Клара Петерс, «Натюрморт с сырами, миндалем и кренделями» (ок. 1615)
Голландские натюрморты кажутся простыми, но часто подразумевают сложные размышления о жизни и смерти. И если техническая сложность жанра и его интеллектуальные особенности могли бы стать препятствием для художниц, в XVII веке в нём преуспевали именно женщины. Одной из самых талантливых мастериц натюрморта своего времени была Клара Петерс.
Многие голландские художники эпохи рисовали роскошные композиции с устрицами, пирогами, заморскими фруктами и зёрнами перца на серебряных и золотых тарелках. Но Петерс предпочитала изображения скромных местных молочных продуктов, таких как сыр и масло, с крестьянским хлебом. Тем не менее, она не смогла удержаться о того, чтобы не продемонстрировать своё художественное мастерство в одном из натюрмортов с множеством сыров, миндалем и изящно скрученными кренделями. На оловянную крышку керамического сосуда Петерс аккуратно нанесла свой автопортрет, в точности повторяющий изгибы объекта. Вместо подписи художница «вырезала» своё имя на серебряном ноже для масла.
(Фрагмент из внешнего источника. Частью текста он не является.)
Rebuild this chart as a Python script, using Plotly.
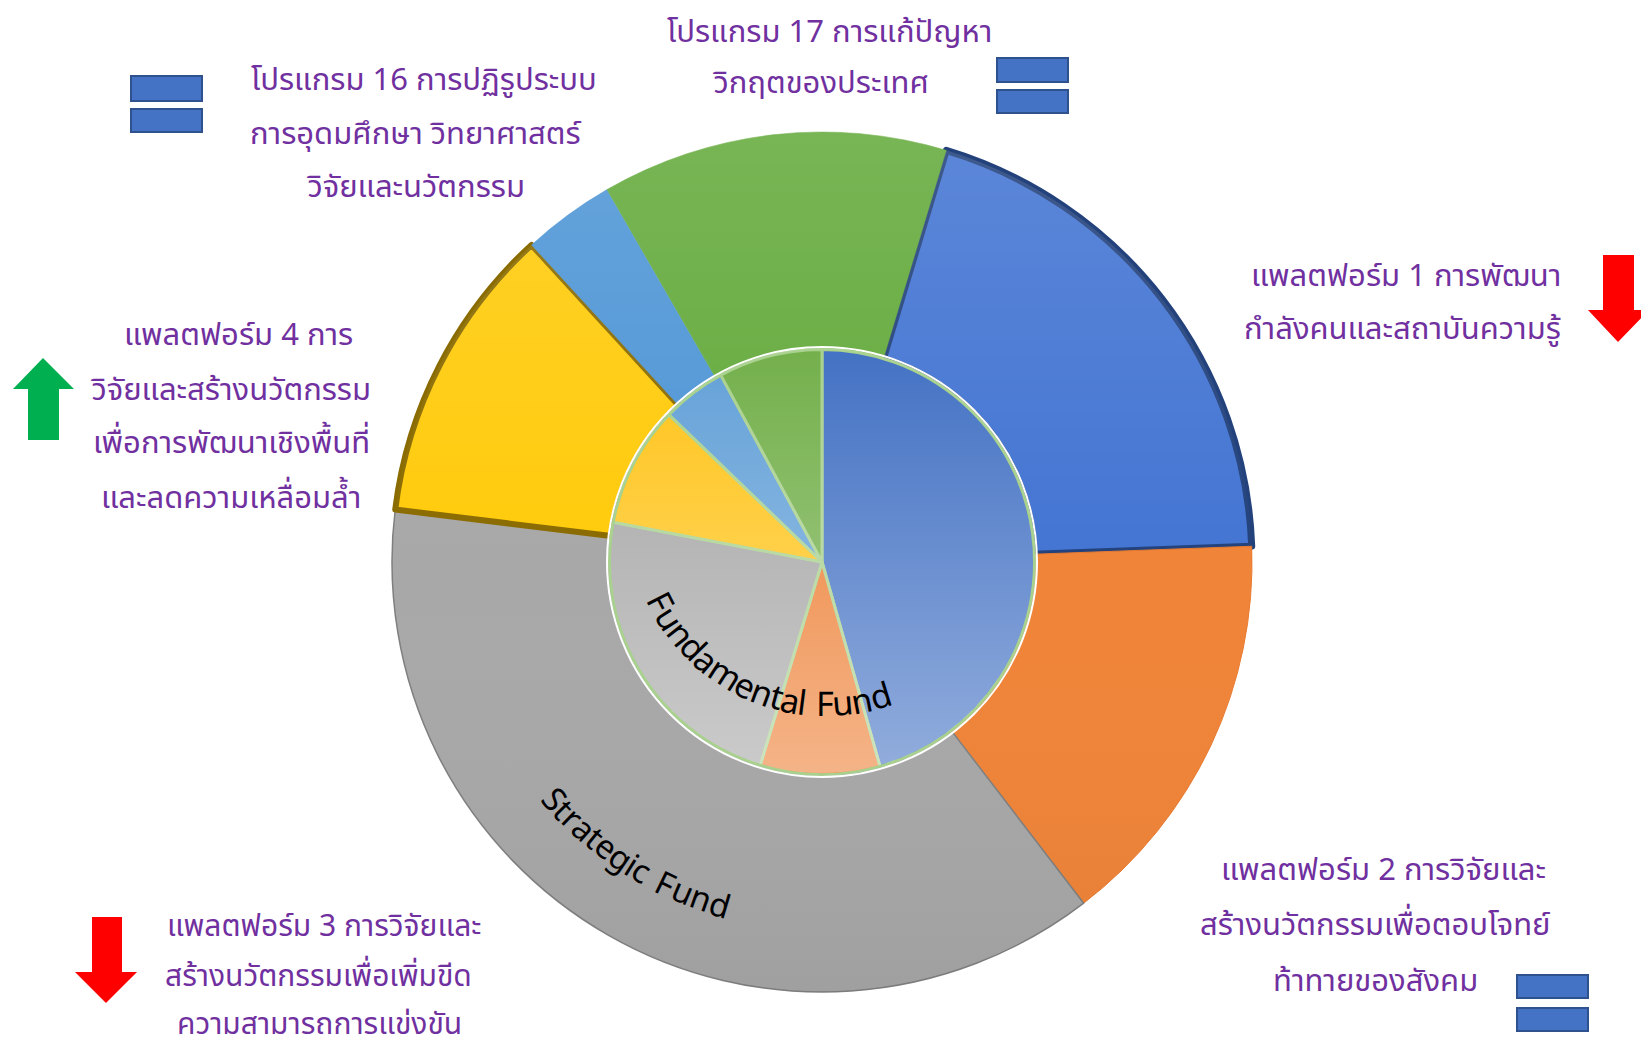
import math
import base64
import plotly.graph_objects as go

# ---------------- data ----------------
segments = ["แพลตฟอร์ม 1", "แพลตฟอร์ม 2", "แพลตฟอร์ม 3",
            "แพลตฟอร์ม 4", "โปรแกรม 16", "โปรแกรม 17"]
strategic_values = [19.75, 15.17, 37.36, 11.25, 3.47, 13.0]
fundamental_values = [45.6, 9.1, 23.3, 9.2, 4.9, 7.9]

outer_colors = ["#4475D3", "#F08438", "#A8A8A8", "#FFCB0C", "#4F96D6", "#64AA3C"]
outer_line_colors = ["#23427C", "#E87A30", "#7F7F7F", "#8A6B00", "#4F96D6", "#64AA3C"]
outer_line_widths = [7, 1, 1.5, 6, 0.5, 0.5]
inner_colors = ["#4472C4", "#ED7D31", "#A5A5A5", "#FFC41A", "#64A1D8", "#74B04C"]

label_p1 = ["แพลตฟอร์ม 1 การพัฒนา", "กำลังคนและสถาบันความรู้"]
label_p2 = ["แพลตฟอร์ม 2 การวิจัยและ", "สร้างนวัตกรรมเพื่อตอบโจทย์", "ท้าทายของสังคม"]
label_p3 = ["แพลตฟอร์ม 3 การวิจัยและ", "สร้างนวัตกรรมเพื่อเพิ่มขีด", "ความสามารถการแข่งขัน"]
label_p4 = ["แพลตฟอร์ม 4 การ", "วิจัยและสร้างนวัตกรรม", "เพื่อการพัฒนาเชิงพื้นที่", "และลดความเหลื่อมล้ำ"]
label_g16 = ["โปรแกรม 16 การปฏิรูประบบ", "การอุดมศึกษา วิทยาศาสตร์", "วิจัยและนวัตกรรม"]
label_g17 = ["โปรแกรม 17 การแก้ปัญหา", "วิกฤตของประเทศ"]
inner_title = "Fundamental Fund"
outer_title = "Strategic Fund"

# ---------------- geometry helpers ----------------
W, H = 1633, 1040
OX, OY = 8, 8


def px(X):
    return (X - OX) / W


def py(Y):
    return 1 - (Y - OY) / H


CX, CY = 822, 562
R_OUT, R_IN = 430, 212.5

fig = go.Figure()
fig.add_trace(go.Pie(
    labels=segments, values=strategic_values, sort=False, direction="clockwise",
    rotation=16.8, hole=R_IN / R_OUT, textinfo="none", hoverinfo="label+value",
    marker=dict(colors=outer_colors, line=dict(color=outer_line_colors, width=outer_line_widths)),
    domain=dict(x=[px(CX - R_OUT), px(CX + R_OUT)], y=[py(CY + R_OUT), py(CY - R_OUT)]),
    showlegend=False,
))
fig.add_trace(go.Pie(
    labels=segments, values=fundamental_values, sort=False, direction="clockwise",
    rotation=0, textinfo="none", hoverinfo="label+value",
    marker=dict(colors=inner_colors, line=dict(color="#A9D18E", width=3)),
    domain=dict(x=[px(CX - R_IN), px(CX + R_IN)], y=[py(CY + R_IN), py(CY - R_IN)]),
    showlegend=False,
))


def svg_uri(svg):
    return "data:image/svg+xml;base64," + base64.b64encode(svg.encode()).decode()


# soft lighting gradients (visual effect only)
d_in = 2 * R_IN
svg_in = (f'<svg xmlns="http://www.w3.org/2000/svg" width="{d_in}" height="{d_in}">'
          '<defs><linearGradient id="g" x1="0" y1="0" x2="0" y2="1">'
          '<stop offset="0" stop-color="#ffffff" stop-opacity="0"/>'
          '<stop offset="1" stop-color="#ffffff" stop-opacity="0.42"/>'
          '</linearGradient></defs>'
          f'<circle cx="{R_IN}" cy="{R_IN}" r="{R_IN - 1.5}" fill="url(#g)"/></svg>')
d_out = 2 * R_OUT
rm = (R_OUT + R_IN) / 2
svg_out = (f'<svg xmlns="http://www.w3.org/2000/svg" width="{d_out}" height="{d_out}">'
           f'<defs><linearGradient id="h" gradientUnits="userSpaceOnUse" x1="0" y1="0" x2="0" y2="{d_out}">'
           '<stop offset="0" stop-color="#ffffff" stop-opacity="0.13"/>'
           '<stop offset="0.5" stop-color="#ffffff" stop-opacity="0"/>'
           '<stop offset="1" stop-color="#000000" stop-opacity="0.05"/>'
           '</linearGradient></defs>'
           f'<circle cx="{R_OUT}" cy="{R_OUT}" r="{rm}" fill="none" stroke="url(#h)" '
           f'stroke-width="{R_OUT - R_IN}"/></svg>')
images = [
    dict(source=svg_uri(svg_out), xref="paper", yref="paper", x=px(CX - R_OUT), y=py(CY - R_OUT),
         sizex=d_out / W, sizey=d_out / H, sizing="stretch",
         xanchor="left", yanchor="top", layer="above"),
    dict(source=svg_uri(svg_in), xref="paper", yref="paper", x=px(CX - R_IN), y=py(CY - R_IN),
         sizex=d_in / W, sizey=d_in / H, sizing="stretch",
         xanchor="left", yanchor="top", layer="above"),
]

THAI = "Noto Sans Thai, Noto Sans Thai Looped, Loma, Garuda, Sarabun, Tahoma, sans-serif"
PURPLE = "#7030A0"
annotations = []


def add_lines(lines, xs, ys, size=31):
    for t, x, y in zip(lines, xs, ys):
        annotations.append(dict(x=px(x), y=py(y), xref="paper", yref="paper", text=t,
                                showarrow=False, xanchor="center", yanchor="middle",
                                font=dict(family=THAI, size=size, color=PURPLE)))


add_lines(label_g16, [424, 416, 416], [81, 134, 187])
add_lines(label_g17, [829, 821], [32, 84])
add_lines(label_p1, [1406, 1402], [277, 329])
add_lines(label_p4, [238, 231, 231, 231], [335, 390, 443, 498])
add_lines(label_p2, [1383, 1375, 1375], [870, 925, 981])
add_lines(label_p3, [324, 318, 319], [927, 977, 1025], size=30)

WID = {"F": .539, "u": .614, "n": .614, "d": .613, "a": .556, "m": .93, "e": .561,
       "t": .349, "l": .253, " ": .32, "S": .542, "r": .408, "g": .548, "i": .253, "c": .476}


def arc_text(text, cx, cy, r, th0, th1, size):
    w = [WID.get(c, .55) for c in text]
    centers, s = [], 0
    for wi in w:
        centers.append(s + wi / 2)
        s += wi
    span = centers[-1] - centers[0]
    for c, pos in zip(text, centers):
        if c == " ":
            continue
        t = math.radians(th0 + (th1 - th0) * (pos - centers[0]) / span)
        X = cx + r * math.cos(t)
        Y = cy - r * math.sin(t)
        ang = math.degrees(math.atan2(-math.cos(t), -math.sin(t)))
        annotations.append(dict(x=px(X), y=py(Y), xref="paper", yref="paper", text=c,
                                textangle=ang, showarrow=False, xanchor="center",
                                yanchor="middle",
                                font=dict(family="Noto Sans, Open Sans, sans-serif",
                                          size=size, color="#000000")))


arc_text(inner_title, 826, 518, 185, 207.0, 287, 34)
arc_text(outer_title, CX, CY, 357, 221.5, 253.4, 33)

# ---------------- decorative shapes ----------------
shapes = [dict(type="circle", xref="paper", yref="paper",
               x0=px(CX - R_IN - 2.5), x1=px(CX + R_IN + 2.5),
               y0=py(CY + R_IN + 2.5), y1=py(CY - R_IN - 2.5),
               line=dict(color="#FFFFFF", width=2), fillcolor="rgba(0,0,0,0)")]


def equals(x0, x1, ya, yb, yc, yd):
    for y0, y1 in ((ya, yb), (yc, yd)):
        shapes.append(dict(type="rect", xref="paper", yref="paper",
                           x0=px(x0), x1=px(x1), y0=py(y1), y1=py(y0),
                           fillcolor="#4472C4", line=dict(color="#2F528F", width=2)))


equals(131, 202, 76, 101, 109, 132)
equals(997, 1068, 58, 82, 90, 113)
equals(1517, 1588, 975, 998, 1008, 1031)


def arrow(pts, color):
    path = "M " + " L ".join(f"{px(x):.5f},{py(y):.5f}" for x, y in pts) + " Z"
    shapes.append(dict(type="path", xref="paper", yref="paper", path=path,
                       fillcolor=color, line=dict(width=0)))


# down arrows
arrow([(1603, 255), (1634, 255), (1634, 310), (1649, 310), (1618, 342),
       (1588, 310), (1603, 310)], "#FF0000")
arrow([(92, 917), (122, 917), (122, 972), (137, 972), (106, 1003),
       (75, 972), (92, 972)], "#FF0000")
# up arrow
arrow([(28, 440), (59, 440), (59, 389), (74, 389), (43, 358),
       (13, 389), (28, 389)], "#00B050")

fig.update_layout(
    width=W, height=H, margin=dict(l=0, r=0, t=0, b=0),
    paper_bgcolor="white", plot_bgcolor="white",
    annotations=annotations, shapes=shapes, images=images,
)
fig.write_html("out.html")
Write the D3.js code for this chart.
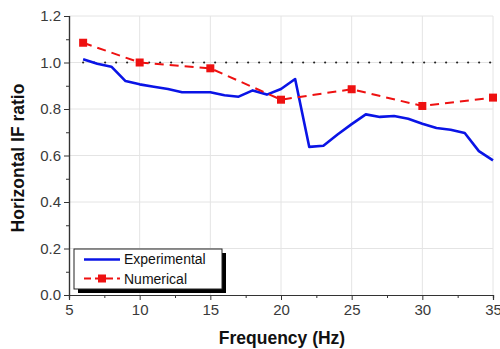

Жак-Луи Давид, «Коронация Наполеона в соборе Нотр-Дам» (1806 / 1807)
Французский художник-неоклассик Жак-Луи Давид — интересная фигура в истории революционной Франции. Несмотря на свою роль в свержении монархии, после войны он проницательно продемонстрировал преданность Наполеону, став королевским художником и главным пропагандистом императора.
Наполеон лично поручил Давиду запечатлеть его пышную коронацию 1804 года в монументальном историческом полотне, которое передает мощный политический сигнал власти. Сегодня это произведение искусства доминирует в Большом зале Лувра. Оно настолько массивно, что фигуры кажутся написанными в натуральную величину, и зрителю может показаться, будто он находится в празднично разодетой толпе, наблюдающей, как Наполеон коронует Жозефину.
Сам Давид сидит в возвышении в театральной ложе в центре композиции, делая наброски сцены среди разодетых в бархат, меха и атлас членов императорской семьи и других аристократов. Художник на самом деле присутствовал на церемонии коронации в Нотр-Дам. То, что он включил себя в финальную композицию, показывает его верность короне и намекает на неоспоримую мощь художественных достижений.
Поль Гоген, «Спящий малыш. Этюд» (1881)
Импрессионисты и художники эпохи модерна нередко включали себя в свои картины; они часто населяли собственные сцены в парижских кафе, барах и парках. Например, Анри де Тулуз-Лотрек изобразил себя на заднем плане картины «В Мулен-Руж» (1892 / 1895), в одном из своих любимых заведений.
Но в своём этюде «Спящий малыш» Поль Гоген использовал странный подход к автопортрету. У кровати спящего ребёнка стоит жуткая кукла шута, почти живая. Посмотрите внимательно на его лицо, и увидите, что этот паяц — сам Гоген. Возможно, художник показывает игрушку как фрагмент детских снов. Если это так, то они — больше кошмар, чем фантазия.